Back in those days, Father Dion often served as a doctor as well as a priest.
“There were no nurses. Nothing. In fact, the nearest doctor was in Pangnirtung, and we would consult on the radio.”
After seven years in Quartaq, Father Dion went out of the north for the first time. By then, he spoke Inuttitut fluently.
In 1965, he was transferred up the Ungava Bay to Kangiqsujuaq, which at that time was a much larger community, with schools and even a small store. The Catholic mission there had existed since 1936.
In Kangiqsujuaq, the Christmas games were organized by the residents, not by the missionaries or the Hudson Bay manager, and community feasts with country foods were also integrated into the festivities.
Even a Christmas tree was parachuted down into the community before the holidays.
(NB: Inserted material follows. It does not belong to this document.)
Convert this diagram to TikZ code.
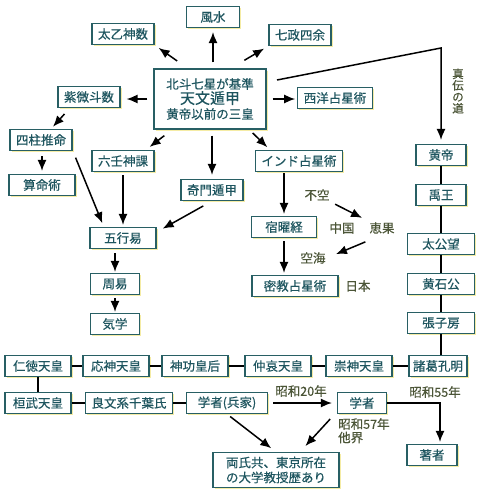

To Father Dion’s amusement, it was fiercely coveted by all the Qallunaat in the settlement.
“Everyone fought over who would get that tree,” Father Dion said.
When the local store began to carry a wider variety of stock, Kangirsuamiut also began to exchange small presents.
“It was always a joyous, peaceful occasion. Now, it’s more commercial. We see people who spend a great deal of money on presents and decorating their houses,” noted Father Dion.
But Christmas is still a tranquil time in Kangiqsuajuaq. Before the beginning of the holiday season, no booze is permitted to come into the community.
“This Christmas, I would like to wish a very good holiday to all readers of the Nunatsiaq News,” Father Dion said. “May they find joy, peace and be full of hope.
And I would encourage everyone to set their priorities wisely and not in fleeting pleasures, such as drugs and alcohol.”